Selection?
As I suppose could have been expected, some of the reaction to the Google digitization initiative amounts to people talking before they think. Forgiveable, but still.
I rolled my eyes when I saw somebody or other wondering about the selection criteria Google or the participating libraries were going to use to pick books for digitization. But I ignored it, until I saw the same criticism two or three more times. So I’m going to address it, perhaps rudely.
Jehoshaphat, think, people! The books in question are already in an academic library. They’ve been selected already! What’s more, they haven’t been weeded, which suggests (especially as regards the public-domain works, which are older) that they’ve passed a few more selection and use tests. If you’re doubting that this is good stuff, you’re passing negative judgment on the librarians who put it where it is and now keep it there. Is that really what you meant?
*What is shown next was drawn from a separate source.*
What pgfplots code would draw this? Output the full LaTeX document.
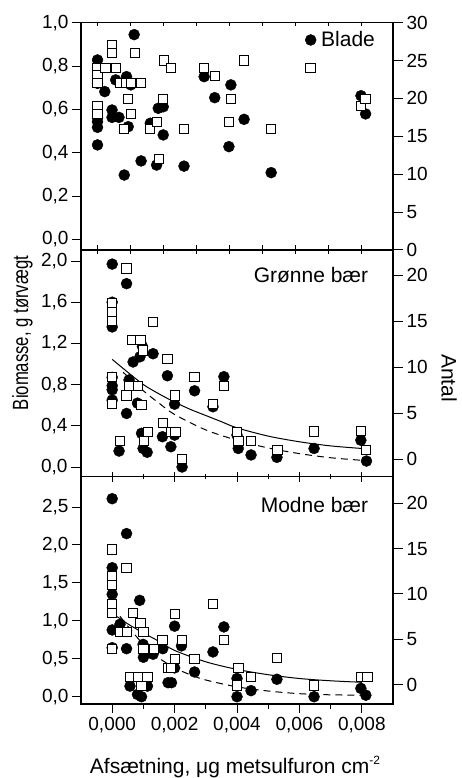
\documentclass[border=0pt]{standalone}
\usepackage{pgfplots}
\pgfplotsset{compat=1.18}
\usepackage{fontspec}
\setmainfont{Liberation Sans}
\newfontfamily\narrowfont[FakeStretch=0.76]{Liberation Sans}

\pgfplotsset{
  base/.style={scale only axis, width=312pt, clip=false,
    scaled x ticks=false, scaled y ticks=false,
    axis line style={line width=1.1pt},
    every tick/.style={black, line width=1pt},
    tick label style={font=\fontsize{19}{19}\selectfont},
    major tick length=9pt, minor tick length=5pt},
  circ/.style={only marks, mark=*, mark size=5.5pt, color=black},
  sq/.style={only marks, mark=square*, mark size=4.6pt, mark options={fill=white, draw=black, line width=1pt}},
  fitline/.style={no marks, black, line width=1pt, smooth},
  topx/.style={xmin=-0.0005, xmax=0.00895,
    xtick={0,0.001,0.002,0.003,0.004,0.005,0.006,0.007,0.008}, xticklabels={}},
  lowx/.style={xmin=-0.001, xmax=0.009,
    xtick={0,0.002,0.004,0.006,0.008},
    minor xtick={0.001,0.003,0.005,0.007}},
  rightax/.style={axis y line*=right, axis x line=none, ytick align=outside,
    major tick length=10pt},
}

\begin{document}
\begin{tikzpicture}
\path[use as bounding box] (0pt,0pt) rectangle (462pt,778pt);

% ---------------- Top panel: Blade ----------------
\begin{axis}[base, topx, at={(81pt,528pt)}, anchor=south west, height=227.3pt,
  ymin=-0.049, ymax=1.0,
  ytick={0,0.2,0.4,0.6,0.8,1.0},
  yticklabels={{0,0},{0,2},{0,4},{0,6},{0,8},{1,0}},
  ytick pos=left, ytick align=outside,
  xtick pos=left, xtick align=center,
  legend image code/.code={\draw[mark repeat=2,mark phase=2,#1] plot coordinates {(0pt,0pt)(6pt,0pt)(12pt,0pt)};},
  legend style={at={(axis description cs:0.718,0.966)}, anchor=north west, draw=none, fill=none,
    inner sep=0pt, column sep=3pt, font=\fontsize{21}{21}\selectfont,
    nodes={inner xsep=2pt, inner ysep=1pt}},
  legend cell align=left]
\addplot[circ] coordinates {
(0,0.828)(0,0.72)(0,0.56)(0,0.543)(0,0.517)(0,0.436)
(0.00022,0.682)(0.00044,0.597)(0.00044,0.563)(0.00055,0.736)(0.00065,0.563)
(0.00081,0.297)(0.00088,0.751)(0.00093,0.52)(0.00101,0.713)(0.00111,0.945)
(0.00132,0.362)(0.0016,0.536)(0.00179,0.343)(0.00184,0.605)(0.00199,0.612)
(0.00199,0.482)(0.00262,0.338)(0.00323,0.751)(0.00355,0.654)(0.00398,0.428)
(0.00404,0.713)(0.00444,0.554)(0.00526,0.308)(0.00798,0.663)(0.00812,0.579)};
\addlegendentry{Blade}
\end{axis}

\begin{axis}[base, topx, at={(81pt,528pt)}, anchor=south west, height=227.3pt,
  rightax, ymin=0, ymax=30, ytick={0,5,10,15,20,25,30},
  yticklabels={0,5,10,15,20,25,30}]
\addplot[sq] coordinates {
(0,24.0)(0,23.1)(0,22.0)(0,19.0)(0,18.0)(0.00024,24.0)(0.00044,27.1)(0.00044,26.0)
(0.00055,24.0)(0.00068,22.0)(0.00081,16.0)(0.00088,22.0)(0.00093,19.9)(0.00101,22.0)
(0.00101,18.0)(0.00113,26.0)(0.00131,22.0)(0.0016,16.0)(0.00179,16.9)(0.00186,12.0)
(0.00199,19.9)(0.00202,25.0)(0.00222,24.0)(0.00262,16.0)(0.00322,24.0)(0.00355,23.0)
(0.00399,16.9)(0.00404,19.9)(0.00444,25.0)(0.00526,16.0)(0.00645,24.0)(0.00797,19.0)
(0.00812,19.9)};
\end{axis}

% top border ticks of the top panel
\begin{axis}[base, topx, at={(81pt,528pt)}, anchor=south west, height=227.3pt,
  ymin=0, ymax=1, axis y line=none, axis x line*=top, xtick align=inside,
  major tick length=3.5pt]
\addplot[draw=none] coordinates {(0,0.5)};
\end{axis}

% ---------------- Middle panel: Grønne bær ----------------
\begin{axis}[base, lowx, at={(81pt,301.3pt)}, anchor=south west, height=226.7pt,
  ymin=-0.094, ymax=2.107,
  ytick={0,0.4,0.8,1.2,1.6,2.0},
  yticklabels={{0,0},{0,4},{0,8},{1,2},{1,6},{2,0}},
  ytick pos=left, ytick align=outside,
  xtick pos=left, xtick align=center, xticklabels={}, major tick length=10pt]
\addplot[circ] coordinates {
(0,1.97)(0,1.60)(0,1.36)(0,0.87)(0,0.79)(0,0.75)(0,0.65)
(0.00022,0.155)(0.00046,1.78)(0.00046,0.52)(0.00054,0.845)(0.00067,1.02)(0.00081,0.62)
(0.00089,1.07)(0.00094,0.327)(0.00097,1.17)(0.00099,0.18)(0.00112,0.143)(0.00131,1.10)
(0.00161,0.294)(0.00177,0.886)(0.00188,0.197)(0.002,0.61)(0.002,0.31)(0.00224,0.0)
(0.00264,0.74)(0.00323,0.585)(0.00358,0.877)(0.004,0.31)(0.00404,0.18)(0.00445,0.117)
(0.00528,0.094)(0.00647,0.18)(0.00797,0.26)(0.00815,0.058)};
\addplot[fitline] coordinates {
(0,1.045)(0.0005,0.92)(0.001,0.80)(0.0015,0.71)(0.002,0.63)(0.0025,0.56)(0.003,0.50)
(0.0035,0.44)(0.004,0.38)(0.005,0.30)(0.006,0.245)(0.007,0.205)(0.008,0.18)};
\addplot[fitline, dash pattern=on 7pt off 5pt] coordinates {
(0.00035,0.92)(0.001,0.74)(0.0015,0.62)(0.002,0.51)(0.003,0.36)(0.004,0.26)
(0.005,0.185)(0.006,0.13)(0.007,0.09)(0.008,0.065)};
\node[anchor=base east, font=\fontsize{21}{21}\selectfont] at (axis description cs:0.9317,0.8575) {Grønne bær};
\end{axis}

\begin{axis}[base, lowx, at={(81pt,301.3pt)}, anchor=south west, height=226.7pt,
  rightax, ymin=-1.92, ymax=22.72, ytick={0,5,10,15,20},
  yticklabels={0,5,10,15,20}]
\addplot[sq] coordinates {
(0,17.0)(0,16.0)(0,15.0)(0,8.9)(0,6.0)(0.00025,1.96)(0.00046,20.7)(0.00046,6.9)
(0.00054,7.9)(0.00064,12.9)(0.00083,7.9)(0.00091,12.9)(0.00094,5.9)(0.00099,11.8)
(0.00102,1.96)(0.00115,2.97)(0.00131,14.9)(0.00164,3.95)(0.00177,10.9)(0.0019,2.97)
(0.002,6.9)(0.00203,2.97)(0.00224,0.0)(0.00264,8.9)(0.00323,5.95)(0.00358,7.9)
(0.004,2.97)(0.00405,2.0)(0.00445,2.0)(0.0053,1.0)(0.00647,3.0)(0.00797,3.04)(0.00813,1.0)};
\end{axis}

% ---------------- Bottom panel: Modne bær ----------------
\begin{axis}[base, lowx, at={(81pt,74pt)}, anchor=south west, height=227.3pt,
  ymin=-0.096, ymax=2.90,
  ytick={0,0.5,1.0,1.5,2.0,2.5},
  yticklabels={{0,0},{0,5},{1,0},{1,5},{2,0},{2,5}},
  ytick pos=left, ytick align=outside,
  xtick pos=left, xtick align=outside,
  xticklabels={{0,000},{0,002},{0,004},{0,006},{0,008}},
  xticklabel style={yshift=-1pt}]
\addplot[circ] coordinates {
(0,2.61)(0,1.70)(0,1.35)(0,0.88)(0,0.646)(0.00025,0.955)(0.00046,2.15)(0.00046,0.633)
(0.00057,0.14)(0.00081,0.03)(0.00088,1.27)(0.00094,0.0)(0.00099,0.69)(0.001,0.52)
(0.00113,0.14)(0.00131,0.56)(0.00162,0.633)(0.00179,0.185)(0.0019,0.185)(0.002,0.93)
(0.002,0.38)(0.00222,0.67)(0.00264,0.326)(0.00323,0.59)(0.00358,0.92)(0.004,0.24)
(0.004,0.0)(0.00445,0.08)(0.00528,0.23)(0.00647,0.0)(0.00797,0.11)(0.00813,0.02)};
\addplot[fitline] coordinates {
(0,1.10)(0.0005,0.96)(0.001,0.84)(0.0015,0.73)(0.002,0.61)(0.003,0.46)(0.004,0.36)
(0.005,0.29)(0.006,0.24)(0.007,0.21)(0.008,0.19)};
\addplot[fitline, dash pattern=on 7pt off 5pt] coordinates {
(0.00025,1.06)(0.0005,0.93)(0.001,0.69)(0.0015,0.51)(0.002,0.38)(0.0025,0.29)
(0.003,0.22)(0.004,0.13)(0.005,0.075)(0.006,0.04)(0.007,0.025)(0.008,0.02)};
\node[anchor=base east, font=\fontsize{21}{21}\selectfont] at (axis description cs:0.9317,0.843) {Modne bær};
\end{axis}

\begin{axis}[base, lowx, at={(81pt,74pt)}, anchor=south west, height=227.3pt,
  rightax, ymin=-2.13, ymax=22.93, ytick={0,5,10,15,20},
  yticklabels={0,5,10,15,20}]
\addplot[sq] coordinates {
(0,14.9)(0,12.0)(0,11.0)(0,8.9)(0,7.9)(0,3.97)(0.00025,5.8)(0.00046,12.9)(0.00048,5.8)
(0.00057,0.85)(0.00067,7.9)(0.00083,0.85)(0.00091,6.8)(0.00094,-0.14)(0.001,5.8)
(0.001,3.9)(0.00113,0.85)(0.00133,3.9)(0.00161,4.9)(0.0018,1.87)(0.00188,1.87)
(0.002,7.8)(0.00202,2.87)(0.00224,4.9)(0.00264,2.87)(0.00323,8.9)(0.00358,4.9)
(0.004,-0.1)(0.00405,1.87)(0.00445,0.88)(0.00528,2.9)(0.00647,-0.1)(0.00797,0.88)(0.00818,0.88)};
\end{axis}

% ---------------- Axis titles ----------------
\node[rotate=90, font=\narrowfont\fontsize{22}{22}\selectfont] at (22.5pt,445pt) {Biomasse, g tørvægt};
\node[rotate=-90, font=\fontsize{21}{21}\selectfont] at (449pt,400pt) {Antal};
\node[anchor=base, font=\fontsize{21}{21}\selectfont] at (235pt,4.7pt)
  {Afsætning, μg metsulfuron cm\raisebox{0.75ex}{\fontsize{12}{12}\selectfont -2}};
\end{tikzpicture}
\end{document}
Thought not.
And what selection criteria are you going to use, exactly, if you actually did want to winnow through those books? Audience? But the potential audience for the public-domain books is theoretically infinite (leaving aside digital-divide and accessibility issues) and likewise infinitely varied. How does one pull useful selection criteria out of an audience like that, one man’s poison being another man’s wine and so forth?
All “selection” would do in this context is reduce access to the “weeded” subset of books by denying them digitization. This is a good thing why?
Now, there’s another angle to this that the average librarian won’t have thought of. That’s okay; the average librarian isn’t a text artisan. But Harvard’s FAQ about this project, which is well worth a read in its own right, gives the game away (emphasis mine): “While the University hopes that the decision [about expanding the digitization project] can be made in the coming months, the larger project presents many complex issues that need to be evaluated, and the pilot may hold surprises and may uncover additional issues that will require time to understand and resolve.”
As I thought, Google doesn’t exactly know what-all it’s doing here, seeing as how they’re new at it. They’re smart enough to know, though, that however cool the new processes and procedures of theirs are, there will be kinks to work out of them. (Believe me, this is smart. I’ve known publishers to think a spandy-new process would work without serious testing and without hitches right off the bat.)
So Google emphatically does not want anybody monkeying with their book sample, lest somebody eliminate the one book that teaches them something they need to know about their process. They want to take a whack at anything and everything. This is eminently wise, believe you me—never, ever pilot a complex project on the simple stuff, because the complicated stuff will catch you unawares and eat you for lunch!
The lack of user-oriented selection based on library-sanctified collection-development techniques, in other words, is wholly intentional—and in my opinion, entirely warranted given Google’s technical goals.
I’m still not seeing the evil, people. Just not seeing it.